* [SHORT EXERCISE]:
Find and copy each line of the records where the string "this" shows up.

-- Start of DATA SHOWN --

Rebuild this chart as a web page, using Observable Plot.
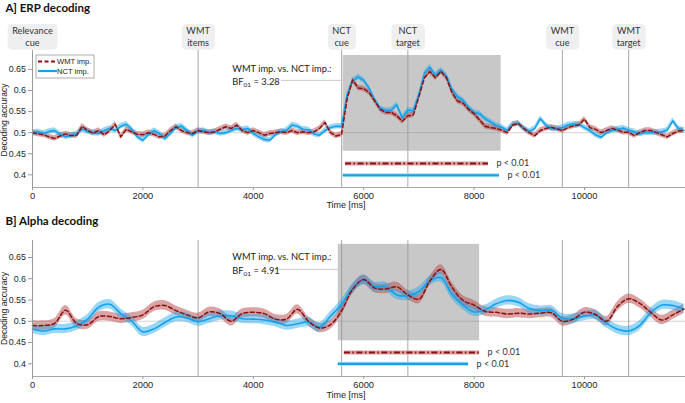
<!DOCTYPE html>
<html><head><meta charset="utf-8">
<script src="https://cdn.jsdelivr.net/npm/d3@7"></script>
<script src="https://cdn.jsdelivr.net/npm/@observablehq/plot@0.6"></script>
<style>
body{margin:0;background:#fff;}
#fig{width:685px;height:403px;position:relative;overflow:hidden;background:#fff;}
#fig svg{display:block;overflow:visible;}
</style></head><body><div id="fig"></div>
<script>
// ---------- data ----------
const xTicks = [0, 2000, 4000, 6000, 8000, 10000];
const yTicks = [0.4, 0.45, 0.5, 0.55, 0.6, 0.65];
const eventTimes = [0, 3000, 5600, 6800, 9600, 10800];
const eventLabels = ["Relevance\ncue", "WMT\nitems", "NCT\ncue", "NCT\ntarget", "WMT\ncue", "WMT\ntarget"];
const seriesNames = ["WMT imp.", "NCT imp."];

const erpStep = 100; // ms between samples
const erpWMT = [
0.500,0.497,0.495,0.490,0.486,0.492,0.497,0.493,0.493,0.515,
0.505,0.499,0.505,0.495,0.505,0.520,0.490,0.508,0.502,0.496,
0.495,0.500,0.496,0.490,0.492,0.505,0.514,0.505,0.500,0.498,
0.505,0.502,0.500,0.502,0.508,0.514,0.510,0.518,0.505,0.500,
0.505,0.500,0.494,0.498,0.500,0.502,0.500,0.505,0.500,0.502,
0.500,0.502,0.510,0.524,0.500,0.492,0.496,0.580,0.625,0.606,
0.604,0.595,0.575,0.555,0.548,0.548,0.540,0.527,0.540,0.542,
0.585,0.630,0.645,0.630,0.645,0.630,0.595,0.575,0.570,0.555,
0.545,0.530,0.515,0.512,0.510,0.506,0.500,0.518,0.522,0.510,
0.500,0.493,0.505,0.510,0.513,0.509,0.505,0.512,0.516,0.518,
0.532,0.512,0.508,0.500,0.505,0.510,0.506,0.501,0.501,0.493,
0.500,0.505,0.505,0.500,0.495,0.490,0.498,0.504,0.505];
const erpNCT = [
0.500,0.502,0.498,0.503,0.505,0.496,0.490,0.493,0.497,0.508,
0.503,0.499,0.498,0.505,0.510,0.505,0.515,0.520,0.508,0.490,
0.482,0.495,0.505,0.498,0.486,0.498,0.512,0.516,0.505,0.494,
0.503,0.505,0.500,0.502,0.498,0.500,0.505,0.510,0.507,0.510,
0.498,0.490,0.484,0.482,0.495,0.502,0.505,0.518,0.515,0.508,
0.507,0.497,0.494,0.505,0.512,0.515,0.515,0.590,0.622,0.632,
0.624,0.605,0.578,0.557,0.552,0.553,0.566,0.535,0.553,0.552,
0.590,0.640,0.655,0.636,0.648,0.635,0.603,0.585,0.577,0.560,
0.548,0.545,0.533,0.525,0.517,0.513,0.505,0.520,0.522,0.510,
0.503,0.510,0.533,0.518,0.509,0.509,0.512,0.518,0.520,0.520,
0.512,0.505,0.495,0.489,0.500,0.505,0.508,0.511,0.506,0.502,
0.497,0.500,0.500,0.501,0.502,0.506,0.528,0.510,0.505];
const erpSE = 0.0065;

const alphaStep = 200;
const alphaWMT = [
0.490,0.490,0.495,0.526,0.495,0.492,0.511,0.511,0.506,0.509,
0.515,0.534,0.537,0.525,0.515,0.508,0.522,0.518,0.500,0.518,
0.521,0.518,0.505,0.505,0.528,0.500,0.484,0.492,0.525,0.575,
0.598,0.578,0.576,0.581,0.562,0.552,0.595,0.622,0.580,0.549,
0.538,0.523,0.521,0.517,0.519,0.517,0.519,0.520,0.500,0.505,
0.521,0.516,0.500,0.535,0.553,0.542,0.521,0.503,0.515,0.529];
const alphaNCT = [
0.482,0.477,0.482,0.482,0.489,0.505,0.533,0.540,0.518,0.500,
0.475,0.482,0.497,0.510,0.508,0.499,0.506,0.513,0.513,0.506,
0.505,0.503,0.498,0.490,0.494,0.498,0.486,0.512,0.540,0.577,
0.597,0.581,0.581,0.562,0.560,0.570,0.595,0.603,0.563,0.538,
0.522,0.527,0.541,0.549,0.545,0.530,0.525,0.526,0.507,0.506,
0.512,0.514,0.495,0.481,0.477,0.490,0.520,0.538,0.537,0.529];
const alphaSE = 0.011;

// analysis windows (ms) and significant clusters (ms)
const erpWindow = [5630, 8490];
const alphaWindow = [5540, 8100];
const erpSigWMT = [5670, 8260], erpSigNCT = [5630, 8460];
const alphaSigWMT = [5650, 8100], alphaSigNCT = [5540, 7900];
const erpBF = "3.28", alphaBF = "4.91";
const pText = "p < 0.01";

// ---------- drawing ----------
const RED = "#8e0f0f", BLUE = "#12a2ec";
const CAL = "Lato, 'Open Sans', sans-serif";
const ARIAL = "'Liberation Sans', Arial, sans-serif";

function rows(vals, step) { return vals.map((v, i) => ({t: i * step, v})); }

function panel(o) {
  const dW = rows(o.wmt, o.step), dN = rows(o.nct, o.step);
  const se = o.se, curve = o.curve;
  const marks = [
    Plot.rect([{a: o.win[0], b: o.win[1]}], {x1: "a", x2: "b", y1: o.boxY[0], y2: o.boxY[1], fill: "#c8c8c8"}),
    Plot.ruleY([0.5], {stroke: "#888", strokeOpacity: 0.35}),
    Plot.ruleX(o.top ? eventTimes : eventTimes.slice(1), {stroke: "#999", strokeOpacity: 0.85, insetTop: o.top ? -4 : 0}),
    Plot.ruleY([{y: o.bfY[2], a: o.bfLine, b: o.win[0]}], {y: "y", x1: "a", x2: "b", stroke: "#c8c8c8"}),
    Plot.areaY(dW, {x: "t", y1: d => d.v - se, y2: d => d.v + se, fill: "#b5474a", fillOpacity: 0.5, curve}),
    Plot.areaY(dN, {x: "t", y1: d => d.v - se, y2: d => d.v + se, fill: "#1fa6ee", fillOpacity: 0.45, curve}),
    Plot.line(dN, {x: "t", y: "v", stroke: BLUE, strokeWidth: 1.6, curve}),
    Plot.line(dW, {x: "t", y: "v", stroke: RED, strokeWidth: 1.5, strokeDasharray: "4,2.5", curve}),
    // significance bars
    Plot.ruleY([{y: o.sigY[0], a: o.sigW[0], b: o.sigW[1]}], {y: "y", x1: "a", x2: "b", stroke: "#d8a2a2", strokeWidth: 4}),
    Plot.ruleY([{y: o.sigY[0], a: o.sigW[0], b: o.sigW[1]}], {y: "y", x1: "a", x2: "b", stroke: RED, strokeWidth: 2, strokeDasharray: "6,2.5,1.5,2.5"}),
    Plot.ruleY([{y: o.sigY[1], a: o.sigN[0], b: o.sigN[1]}], {y: "y", x1: "a", x2: "b", stroke: "#a6dcf8", strokeWidth: 4}),
    Plot.ruleY([{y: o.sigY[1], a: o.sigN[0], b: o.sigN[1]}], {y: "y", x1: "a", x2: "b", stroke: BLUE, strokeWidth: 2.2}),
    Plot.text([{x: o.sigW[1], y: o.sigY[0]}, {x: o.sigN[1], y: o.sigY[1]}], {x: "x", y: "y", text: () => pText, dx: 8, textAnchor: "start", fontFamily: CAL, fontSize: 9, fill: "#333"}),
    // annotation
    Plot.text(["WMT imp. vs. NCT imp.:"], {x: o.bfX, y: o.bfY[0], textAnchor: "start", fontFamily: CAL, fontSize: 9.3, fill: "#222"}),
    Plot.text(["BF01 = " + o.bf], {x: o.bfX, y: o.bfY[1], textAnchor: "start", fontFamily: CAL, fontSize: 9.3, fill: "#222", className: "bftext"}),
    // axes
    Plot.ruleX([0], {stroke: "#999"}),
    Plot.ruleY([0.37], {stroke: "#aaa"}),
    Plot.axisX(xTicks, {tickSize: 3, tickPadding: 1.5, tickFormat: d => String(d), stroke: "#999", fill: "#262626", fontFamily: ARIAL, fontSize: 9.3, label: null}),
    Plot.axisY(yTicks, {tickSize: 4, tickPadding: 2.5, tickFormat: d => String(d), stroke: "#999", fill: "#262626", fontFamily: ARIAL, fontSize: 8.9, label: null}),
    Plot.text(["Decoding accuracy"], {frameAnchor: "left", dx: -28.5, rotate: -90, textAnchor: "middle", lineAnchor: "middle", fontFamily: ARIAL, fontSize: 8.6, fill: "#262626"}),
    Plot.text(["Time [ms]"], {frameAnchor: "bottom", dx: -13, dy: o.timeDy, textAnchor: "middle", lineAnchor: "middle", fontFamily: ARIAL, fontSize: 9, fill: "#262626"}),
    Plot.text([o.title], {frameAnchor: "top-left", dx: -27, dy: o.titleDy, textAnchor: "start", lineAnchor: "middle", fontFamily: CAL, fontWeight: "bold", fontSize: 11.5, fill: "#111"})
  ];
  if (o.top) {
    marks.push(Plot.text(eventTimes.map((t, i) => ({t, label: eventLabels[i]})), {
      x: "t", text: "label", frameAnchor: "top", dy: -16, lineAnchor: "middle", lineHeight: 1.28,
      textAnchor: "middle", fontFamily: CAL, fontSize: 9.2, fill: "#333", className: "evlab"
    }));
  }
  return Plot.plot({
    width: 685, height: o.height,
    marginLeft: 32, marginRight: 0, marginTop: o.mt, marginBottom: o.mb,
    x: {domain: [0, 11830]},
    y: {domain: [0.37, 0.69]},
    style: {fontFamily: ARIAL, fontSize: "9.3px", color: "#262626", background: "transparent", overflow: "visible"},
    marks
  });
}

const plotA = panel({
  top: true, wmt: erpWMT, nct: erpNCT, step: erpStep, se: erpSE, curve: "linear",
  win: erpWindow, boxY: [0.456, 0.683], sigW: erpSigWMT, sigN: erpSigNCT, sigY: [0.427, 0.399],
  bf: erpBF, bfX: 3620, bfY: [0.652, 0.621, 0.624], bfLine: 4510,
  title: "A] ERP decoding", titleDy: -44, timeDy: 18, height: 210, mt: 52, mb: 23
});
const plotB = panel({
  top: false, wmt: alphaWMT, nct: alphaNCT, step: alphaStep, se: alphaSE, curve: "catmull-rom",
  win: alphaWindow, boxY: [0.454, 0.681], sigW: alphaSigWMT, sigN: alphaSigNCT, sigY: [0.4265, 0.3999],
  bf: alphaBF, bfX: 3620, bfY: [0.650, 0.619, 0.622], bfLine: 4420,
  title: "B] Alpha decoding", titleDy: -19, timeDy: 19, height: 193, mt: 30, mb: 27
});
const fig = document.getElementById("fig");
fig.appendChild(plotA);
fig.appendChild(plotB);

// rounded boxes behind event labels
d3.select(plotA).selectAll("g.evlab text").each(function () {
  const b = this.getBBox();
  const r = document.createElementNS("http://www.w3.org/2000/svg", "rect");
  r.setAttribute("x", b.x - 4.5); r.setAttribute("y", b.y - 1.5);
  r.setAttribute("width", b.width + 9); r.setAttribute("height", b.height + 3);
  r.setAttribute("rx", 5); r.setAttribute("fill", "#efefef");
  if (this.getAttribute("transform")) r.setAttribute("transform", this.getAttribute("transform"));
  this.parentNode.insertBefore(r, this);
});
// subscript in BF01
[plotA, plotB].forEach(p => d3.select(p).selectAll("g.bftext text").each(function () {
  const s = this.textContent; const rest = s.slice(4);
  const t = d3.select(this); t.text("");
  t.append("tspan").text("BF");
  t.append("tspan").attr("font-size", "6.5px").attr("dy", "2").text("01");
  t.append("tspan").attr("dy", "-2").text(rest);
}));
// legend
const lg = d3.select(plotA).append("g").attr("transform", "translate(36,55)").attr("text-anchor", "start");
lg.append("rect").attr("width", 58).attr("height", 23).attr("fill", "white").attr("stroke", "#999").attr("stroke-width", 0.8);
[[RED, "4,2.5", 6.5], [BLUE, null, 16]].forEach(([c, dash, y], i) => {
  const l = lg.append("line").attr("x1", 2).attr("x2", 21).attr("y1", y).attr("y2", y).attr("stroke", c).attr("stroke-width", i ? 2.2 : 1.8);
  if (dash) l.attr("stroke-dasharray", dash);
  lg.append("text").attr("x", 21).attr("y", y).attr("dy", "0.35em").attr("text-anchor", "start")
    .attr("font-family", ARIAL).attr("font-size", 7.6).attr("fill", "#222").text(seriesNames[i]);
});
</script></body></html>
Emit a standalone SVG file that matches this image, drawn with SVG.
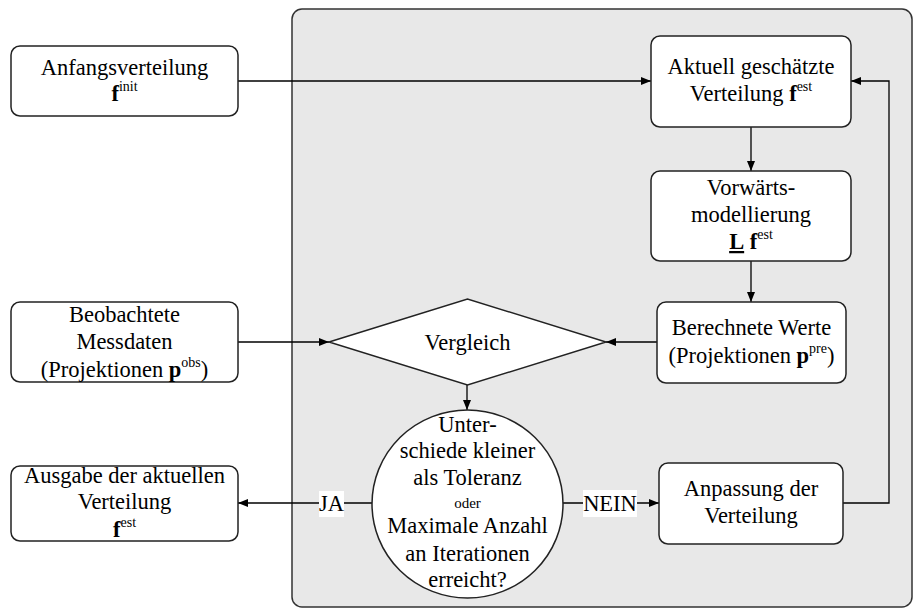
<svg xmlns="http://www.w3.org/2000/svg" width="914" height="610" viewBox="0 0 914 610">
<defs>
<marker id="ah" markerWidth="10" markerHeight="8" refX="10" refY="4" orient="auto" markerUnits="userSpaceOnUse">
<path d="M0,0 L10,4 L0,8 Z" fill="#000"/>
</marker>
<style>
.box{fill:#fff;stroke:#222;stroke-width:1.5}
.panel{fill:#e8e8e8;stroke:#333;stroke-width:1.5}
.t{font-family:'Liberation Serif','Tinos','Times New Roman','Times','Noto Serif','Nimbus Roman','FreeSerif','DejaVu Serif',serif;font-size:22.5px;fill:#000;text-anchor:middle}
.sup{font-size:14px}
.b{font-weight:bold}
.ln{fill:none;stroke:#000;stroke-width:1.3}
.lbl{fill:#fff}
</style>
</defs>
<rect class="panel" x="292" y="9" width="620" height="598" rx="10"/>

<g id="connectors">
<path class="ln" d="M238,81 H651" marker-end="url(#ah)"/>
<path class="ln" d="M751,127 V171" marker-end="url(#ah)"/>
<path class="ln" d="M751,261 V302" marker-end="url(#ah)"/>
<path class="ln" d="M657,342 H606" marker-end="url(#ah)"/>
<path class="ln" d="M238,342 H329" marker-end="url(#ah)"/>
<path class="ln" d="M467,385 V410" marker-end="url(#ah)"/>
<path class="ln" d="M563,503 H659" marker-end="url(#ah)"/>
<path class="ln" d="M372,503 H238" marker-end="url(#ah)"/>
<path class="ln" d="M843,503 H889 V81 H851" marker-end="url(#ah)"/>
<g id="label-nein">
<rect class="lbl" x="583" y="490" width="54" height="27"/>
<text class="t" x="610" y="511">NEIN</text>
</g>
<g id="label-ja">
<rect class="lbl" x="319" y="491" width="25" height="26"/>
<text class="t" x="331.5" y="511">JA</text>
</g>
</g>

<g id="anfangsverteilung">
<rect class="box" x="11" y="46" width="227" height="70" rx="9"/>
<text class="t" x="124.5" y="75">Anfangsverteilung</text>
<text class="t" x="124.5" y="101"><tspan class="b">f</tspan><tspan class="sup" dy="-10">init</tspan></text>
</g>

<g id="aktuell">
<rect class="box" x="651" y="36" width="200" height="91" rx="9"/>
<text class="t" x="751" y="74">Aktuell geschätzte</text>
<text class="t" x="751" y="101">Verteilung <tspan class="b">f</tspan><tspan class="sup" dy="-10">est</tspan></text>
</g>

<g id="vorwaerts">
<rect class="box" x="651" y="171" width="200" height="90" rx="9"/>
<text class="t" x="751" y="195">Vorwärts-</text>
<text class="t" x="751" y="222">modellierung</text>
<text class="t" x="751" y="249"><tspan class="b" text-decoration="underline">L</tspan> <tspan class="b">f</tspan><tspan class="sup" dy="-10">est</tspan></text>
</g>

<g id="berechnete">
<rect class="box" x="657" y="302" width="189" height="81" rx="9"/>
<text class="t" x="751.5" y="335">Berechnete Werte</text>
<text class="t" x="751.5" y="363">(Projektionen <tspan class="b">p</tspan><tspan class="sup" dy="-10">pre</tspan><tspan dy="10">)</tspan></text>
</g>

<g id="beobachtete">
<rect class="box" x="11" y="302" width="227" height="80" rx="9"/>
<text class="t" x="124.5" y="322">Beobachtete</text>
<text class="t" x="124.5" y="349">Messdaten</text>
<text class="t" x="124.5" y="377">(Projektionen <tspan class="b">p</tspan><tspan class="sup" dy="-10">obs</tspan><tspan dy="10">)</tspan></text>
</g>

<g id="vergleich">
<polygon class="box" points="329,342 467.5,299 606,342 467.5,385"/>
<text class="t" x="467.5" y="350">Vergleich</text>
</g>

<g id="entscheidung">
<ellipse class="box" cx="467.5" cy="504" rx="95.5" ry="94"/>
<text class="t" x="467.5" y="432">Unter-</text>
<text class="t" x="467.5" y="458">schiede kleiner</text>
<text class="t" x="467.5" y="485">als Toleranz</text>
<text class="t" x="467.5" y="508" style="font-size:15px">oder</text>
<text class="t" x="467.5" y="533">Maximale Anzahl</text>
<text class="t" x="467.5" y="561">an Iterationen</text>
<text class="t" x="467.5" y="587">erreicht?</text>
</g>

<g id="anpassung">
<rect class="box" x="659" y="463" width="184" height="81" rx="9"/>
<text class="t" x="751" y="496">Anpassung der</text>
<text class="t" x="751" y="523">Verteilung</text>
</g>

<g id="ausgabe">
<rect class="box" x="11" y="466" width="227" height="75" rx="9"/>
<text class="t" x="124.5" y="483">Ausgabe der aktuellen</text>
<text class="t" x="124.5" y="509">Verteilung</text>
<text class="t" x="124.5" y="537"><tspan class="b">f</tspan><tspan class="sup" dy="-10">est</tspan></text>
</g>
</svg>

-- End of DATA SHOWN --

* [THE OUTPUT]:
Rebuild this chart as a web page, using Observable Plot.
  const b = this.getBBox();
  if (this.getAttribute("transform")) r.setAttribute("transform", this.getAttribute("transform"));
  this.parentNode.insertBefore(r, this);
  const s = this.textContent; const rest = s.slice(4);
  const t = d3.select(this); t.text("");
Emit a standalone SVG file that matches this image, drawn with SVG.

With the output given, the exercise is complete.